Aparecieron un hombre y una mujer mayores. Ambos encorvados por la vejez y el desgaste. No tuvieron reparos en enseñar las encías ante la visión del mozo ocupando el lugar de un borrico.

El hombre se sonó la nariz con los dedos y se rascó la tripa.

Giuseppe vio una oportunidad inesperada.

—Señores —dijo—, quiero presentarles a Otto. Es resultado de mi magia, porque soy el Gran Gipetto, que obra portentos y milagros por el bienestar de las personas; no hay nada que sea demasiado pequeño para Gipetto, nada demasiado grande. Como no tenía ya necesidad de mi asno, lo transformé en un rapaz.
Voilà
, que dicen en la corte de París. Eso sí que es arte, ¿no?

Los ancianos miraron a Giuseppe con una mezcla de desconfianza y temor, tenían los hombros encogidos y los ojos como platos. Aunque pertenecían a distinto sexo, se semejaban como dos gotas de agua, y si uno se fijaba más, la mujer y los niños poseían los mismos rasgos, por lo que Giuseppe pensó en esa clase de endogamia que provocaba que en zonas despobladas fuera tan difícil distinguir a los animales de las personas. Se dijo que había ciertas posibilidades si sabía guardar la presencia, porque cuando la sesera estaba vacía, la desconfianza era tanto mayor, y muchos estafadores habían tenido que reconocer que entre la gente simple se trata de tocar una melodía que conozcan.

—Una mosca —dijo—. Todos sabemos lo molestas que son las moscas, ¿verdad?
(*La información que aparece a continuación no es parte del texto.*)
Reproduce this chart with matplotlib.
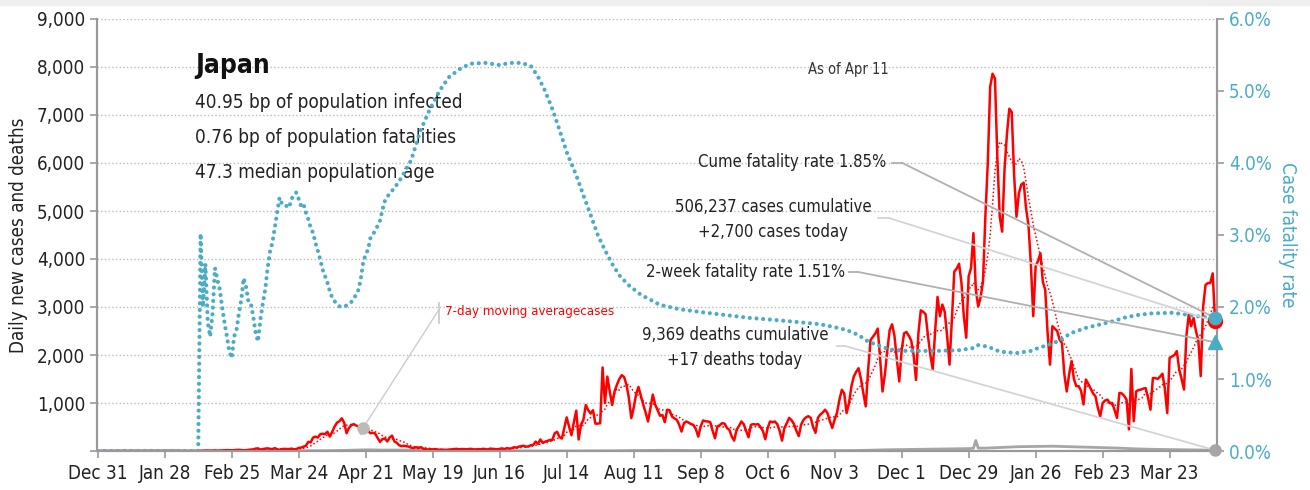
import pandas as pd
import matplotlib
matplotlib.use('Agg')
import matplotlib.pyplot as plt
import matplotlib.dates as mdates
from matplotlib.ticker import FuncFormatter, MultipleLocator
from matplotlib.patches import Rectangle

plt.rcParams['font.family'] = ['DejaVu Sans']
plt.rcParams['font.stretch'] = 'condensed'

# daily new cases, Dec 31 2019 .. Apr 11 2021
cases_dec19 = [0]
cases_jan20 = [0,0,0,0,0,0,0,0,0,0,0,0,0,0,1,0,0,0,0,0,0,0,0,1,1,0,0,1,2,3,2]
cases_feb20 = [3,2,1,2,1,0,1,0,1,0,3,4,5,9,10,6,7,12,6,9,11,13,18,15,14,18,20,25,20]
cases_mar20 = [14,18,25,30,33,50,55,30,40,50,55,45,40,60,35,25,40,45,40,40,50,35,40,65,70,90,110,190,180,280,300]
cases_apr20 = [280,350,360,350,400,300,400,510,590,620,680,590,370,480,540,560,530,510,370,420,480,420,370,380,360,270,190,250,260,200]
cases_may20 = [280,320,200,170,120,100,110,100,90,70,60,80,60,80,50,40,30,40,30,40,30,25,30,20,25,30,35,40,45,35,40]
cases_jun20 = [40,35,40,45,35,30,40,35,45,40,30,50,45,40,35,45,55,40,60,50,55,80,70,90,100,110,90,95,120,125]
cases_jul20 = [195,150,240,170,195,210,230,230,370,400,290,260,480,700,510,330,600,840,240,550,650,960,850,780,850,570,570,580,1740,1000,1550]
cases_aug20 = [1240,960,1240,1380,1500,1580,1540,1380,1100,685,900,1175,1335,1150,965,800,615,900,1175,965,850,735,750,600,860,850,720,680,650,550,405]
cases_sep20 = [580,615,590,560,540,455,300,510,636,620,615,600,420,265,510,540,580,570,480,440,300,217,440,520,615,560,420,287,545,560]
cases_oct20 = [550,560,500,420,245,480,615,600,615,560,420,217,480,580,690,640,560,420,310,550,650,700,725,690,500,380,690,760,800,860,790]
cases_nov20 = [620,480,655,800,1070,1275,1200,790,1000,1345,1550,1650,1725,1500,1200,930,1700,2310,2380,2450,2550,1930,1240,1600,2100,2520,2640,2400,1900,1450]
cases_dec20 = [2100,2450,2480,2400,2300,2000,1480,2450,2930,2900,2850,2400,2000,1700,2500,3210,2810,3050,2900,2400,1800,2740,3740,3800,3900,3500,2800,2360,3640,3810,4540]
cases_jan21 = [3360,3010,3200,3530,4900,6000,7590,7860,7760,6100,4880,4570,5870,6600,7130,7060,5760,4880,5370,5550,5590,5050,4710,3900,2810,3850,3960,4120,3530,3360,2460]
cases_feb21 = [1800,2600,2550,2500,2320,2250,1600,1240,1600,1870,1500,1350,1350,1250,970,1490,1400,1300,1200,1140,900,720,1000,1050,1070,1000,1000,850]
cases_mar21 = [690,1210,1200,1150,1070,450,1710,620,1240,1270,1280,1300,1310,1100,860,1520,1520,1500,1550,1610,1300,790,1940,1970,2000,2080,1700,1500,1280,2400,2840]
cases_apr21 = [2600,2770,2500,2300,1560,3000,3460,3500,3500,3700,2700]

# daily deaths (sampled days after Dec 31 2019)
deaths_day = [0,42,56,63,70,77,84,91,98,105,112,119,126,133,140,147,154,161,168,182,
              196,210,217,224,231,238,245,252,259,266,273,280,287,294,301,308,315,322,329,336,
              343,350,357,364,366,367,368,371,378,385,392,399,406,413,420,427,434,441,448,455,462,467]
deaths_val = [0,0,1,1,2,1,3,5,8,15,25,20,20,15,10,8,5,2,2,1,
              1,3,5,10,12,15,12,10,10,8,8,7,6,8,6,8,10,15,25,30,
              35,40,45,50,55,220,60,60,75,90,95,100,90,80,70,60,45,35,30,25,20,17]

# cumulative case fatality rate, %
cfr_day = [0,42] + list(range(43,103)) + [104,106,108,109,110,111,112,113,114,116,118,119,120,122,124,
           127,131,135,139,143,147,152,156,162,168,172,177,181,
           184,187,190,193,196,200,203,206,209,212,215,218,222,227,235,243,252,262,272,283,293,302,
           308,313,318,322,326,331,338,350,360,366,368,372,377,384,390,393,397,401,407,413,418,424,430,435,440,449,456,461,467]
cfr_pct = [0,0,
           3.02,2.0,2.6,1.78,1.59,1.91,2.54,2.38,2.25,2.0,
           1.78,1.59,1.38,1.29,1.59,1.68,1.91,2.1,2.4,2.28,
           2.07,2.05,1.87,1.64,1.52,1.83,2.05,2.24,2.54,2.77,
           2.89,3.1,3.31,3.52,3.43,3.43,3.4,3.38,3.5,3.56,
           3.59,3.5,3.4,3.43,3.31,3.22,3.1,3.03,2.89,2.78,
           2.66,2.52,2.43,2.34,2.22,2.13,2.08,2.04,2.01,2.0,
           2.02,2.07,2.17,2.24,2.4,2.63,2.73,2.8,2.96,3.06,3.2,3.35,3.47,3.58,3.65,
           3.8,4.04,4.46,4.76,5.01,5.2,5.32,5.38,5.39,5.36,5.39,5.39,5.35,
           5.2,5.0,4.75,4.46,4.15,3.83,3.55,3.28,3.0,2.79,2.6,2.44,2.3,2.17,2.03,1.97,1.93,1.89,1.85,1.82,1.79,1.76,
           1.72,1.68,1.61,1.52,1.47,1.41,1.39,1.39,1.40,1.43,1.47,1.45,1.38,1.36,1.39,1.43,1.47,1.52,1.64,1.71,1.75,1.8,1.86,1.89,1.91,1.92,1.89,1.865,1.85]
cfr_2week = 1.51

cases = (cases_dec19 + cases_jan20 + cases_feb20 + cases_mar20 + cases_apr20 + cases_may20 + cases_jun20 +
         cases_jul20 + cases_aug20 + cases_sep20 + cases_oct20 + cases_nov20 + cases_dec20 +
         cases_jan21 + cases_feb21 + cases_mar21 + cases_apr21)
start = pd.Timestamp('2019-12-31')
days = pd.date_range(start, periods=len(cases), freq='D')
s = pd.Series(cases, index=days)
ma = s.rolling(7).mean()
last = days[-1]
d_dates = start + pd.to_timedelta(deaths_day, unit='D')
c_dates = start + pd.to_timedelta(cfr_day, unit='D')

RED = '#ff0000'
BLUE = '#4bacc6'
GREY = '#a6a6a6'

fig = plt.figure(figsize=(13.1, 4.9), dpi=100)
fig.patches.append(Rectangle((0, 1 - 5/490), 1, 5/490, transform=fig.transFigure, color='#efefef', zorder=0))
ax = fig.add_axes([97/1310, 39/490, 1120/1310, 432/490])
ax2 = ax.twinx()

ax.plot(d_dates, deaths_val, color=GREY, lw=2, zorder=2)
ax.plot(days, cases, color=RED, lw=1.8, zorder=3)
ax.plot(days, ma, color=RED, lw=1.1, ls=(0, (1, 1.5)), zorder=3)
ax2.plot(c_dates, [v/100 for v in cfr_pct], color=BLUE, lw=3, ls=(0, (0.01, 1.6)), dash_capstyle='round')

ax.set_xlim(start - pd.Timedelta(days=0.3), last + pd.Timedelta(days=0.8))
ax.set_ylim(0, 9000)
ax2.set_ylim(0, 0.06)
ax.yaxis.set_major_locator(MultipleLocator(1000))
ax.yaxis.set_major_formatter(FuncFormatter(lambda v, p: '' if v == 0 else f'{v:,.0f}'))
ax2.yaxis.set_major_locator(MultipleLocator(0.01))
ax2.yaxis.set_major_formatter(FuncFormatter(lambda v, p: f'{v*100:.1f}%'))
ax.set_xticks(pd.date_range(start, periods=17, freq='28D'))
ax.xaxis.set_major_formatter(mdates.DateFormatter('%b %-d'))

ax.grid(axis='y', color='#bbbbbb', ls=':', lw=1)
for a in (ax, ax2):
    a.spines['top'].set_visible(False)
    for sp in ('left', 'right', 'bottom'):
        a.spines[sp].set_color('#999999')
        a.spines[sp].set_linewidth(1.5)
ax.tick_params(axis='both', colors='#999999', labelcolor='#222222', labelsize=13.5, length=5, width=1.2)
ax.tick_params(axis='x', pad=4)
ax2.tick_params(axis='y', colors='#999999', labelcolor=BLUE, labelsize=13.5, length=5, width=1.2)
ax.set_ylabel('Daily new cases and deaths', fontsize=13.5, color='#222222', labelpad=6)
ax2.set_ylabel('Case fatality rate', fontsize=13.5, color=BLUE, rotation=270, labelpad=18)

# info block
ax.text(0.0875, 0.891, 'Japan', transform=ax.transAxes, fontsize=19, fontweight='bold', va='center', color='#111111')
info = ['40.95 bp of population infected', '0.76 bp of population fatalities', '47.3 median population age']
for i, t in enumerate(info):
    ax.text(0.0875, 0.806 - i*0.081, t, transform=ax.transAxes, fontsize=13.6, va='center', color='#222222')
ax.text(0.6705, 0.882, 'As of Apr 11', transform=ax.transAxes, fontsize=10.5, ha='center', va='center', color='#333333')

# end markers
lastn = mdates.date2num(last)
ax2.plot(last, cases[-1] / 9000 * 0.06, 'o', color=RED, ms=10, clip_on=False, zorder=5)
ax2.plot(last, cfr_pct[-1]/100, 'o', color=BLUE, ms=9, clip_on=False, zorder=6)
ax2.plot(last, cfr_2week/100, '^', color=BLUE, ms=10, clip_on=False, zorder=6)
ax2.plot(last, deaths_val[-1] / 9000 * 0.06, 'o', color=GREY, ms=8, clip_on=False, zorder=6)

def leader(x0, x1, y, end_y, color):
    ax2.plot([x0, x1], [y, y], transform=ax2.transAxes, color=color, lw=1.3, zorder=4)
    ax2.annotate('', xy=(lastn, end_y), xycoords='data', xytext=(x1, y), textcoords='axes fraction',
                 arrowprops=dict(arrowstyle='-', color=color, lw=1.3, shrinkA=0, shrinkB=0), zorder=4)

DARKL = '#b0b0b0'
LIGHTL = '#d4d4d4'
ax2.text(0.705, 0.669, 'Cume fatality rate 1.85%', transform=ax2.transAxes, fontsize=12, ha='right', va='center', color='#222222')
leader(0.7096, 0.7185, 0.6674, cfr_pct[-1]/100, DARKL)
ax2.text(0.6036, 0.535, '506,237 cases cumulative\n+2,700 cases today', transform=ax2.transAxes, fontsize=12,
         ha='center', va='center', multialignment='center', linespacing=1.5, color='#222222')
leader(0.6973, 0.7071, 0.5394, cases[-1] / 9000 * 0.06, LIGHTL)
ax2.text(0.668, 0.414, '2-week fatality rate 1.51%', transform=ax2.transAxes, fontsize=12, ha='right', va='center', color='#222222')
leader(0.6714, 0.6795, 0.4144, cfr_2week/100, DARKL)
ax2.text(0.5696, 0.2396, '9,369 deaths cumulative\n+17 deaths today', transform=ax2.transAxes, fontsize=12,
         ha='center', va='center', multialignment='center', linespacing=1.5, color='#222222')
leader(0.6604, 0.6679, 0.2431, deaths_val[-1] / 9000 * 0.06, LIGHTL)

# moving average callout
ma_day = pd.Timestamp('2020-04-20')
ax.plot(ma_day, ma[ma_day], 'o', color='#bbbbbb', ms=8, zorder=4)
ax.plot([0.305, 0.305], [0.296, 0.3426], transform=ax.transAxes, color='#cccccc', lw=1.3)
ax.annotate('', xy=(mdates.date2num(ma_day), ma[ma_day]), xycoords='data', xytext=(0.305, 0.326),
            textcoords='axes fraction', arrowprops=dict(arrowstyle='-', color='#cccccc', lw=1, shrinkA=0, shrinkB=0))
ax.text(0.3107, 0.3218, '7-day moving averagecases', transform=ax.transAxes, fontsize=9.5, color=RED, va='center')

fig.savefig('out.png', dpi=100)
Aunque en esta época no son muy comunes, ya tendréis un insecto o un hilador, una araña o un escarabajo, ¿no? Pues veréis qué divertido. Será una magia que recordaréis hasta el día de vuestra muerte y contaréis a vuestra descendencia. Desde Nápoles hasta Roma, he entretenido a gente tanto vulgar como noble con este prodigio mágico que hechizará vuestros ojos y embelesará vuestros oídos.

Ellos siguieron sin reaccionar.

—Una mosca —repitió Giuseppe—. ¿Una mosquita negra? ¿No? ¿No hay moscas? ¿Será posible que los señores vivan realmente en la única casa al norte de Pisa que no tiene moscas?

«Malditos palurdos —pensó—; donde hay ganado hay también moscas.»

—Entonces, permítanme que muestre a los señores un arte que aprendí en Francia.

Hizo una pausa. Los montañeses miraron a otra parte. Con más entusiasmo. Y es que Arturo había dejado el carro y estaba andando sobre las manos.

Aquello divirtió a los niños, que aplaudieron entusiasmados.

«¿Qué hace ese cretino? —pensó Giuseppe—. ¿Va a ponerse a actuar? No debe de parecerle suficiente ser un asno.» Pero tal vez era ésa la melodía que había que tocar para lograr que los niños hablaran.

—En una vida anterior —dijo a gritos— este rapaz no era sólo un asno de cuatro patas, sino que trabajaba también en la corte de Mirandola. Saltaba sobre las mesas, rodeado de príncipes y reyes, y ¡menudas bromas! Menudas fiestas daban en Mirandola, donde se comía hasta en la letrina. ¡Vaya francachelas!

Arturo estaba sobre una mano y ponía los ojos en blanco.

—¡Hop! —voceó Giuseppe, e inmediatamente Arturo dio un salto hacia atrás como un mono. Continuó hablando a los niños, que se divertían ruidosamente—. Todo lo que sabe este saltimbanqui lo ha aprendido de su humilde maestro, que asimismo entretuvo a la nobleza francesa con artes del mismo tipo. ¿Un poco de agua para el mozo, si son tan amables?

Sonrió a la mujer, que mandó a su hijo mayor a buscar la jarra.

Entretanto, Giuseppe habló de su época en la Universidad de Salerno.

—Dieciséis años sentado en un pupitre —dijo, poniendo una mano en la cadera.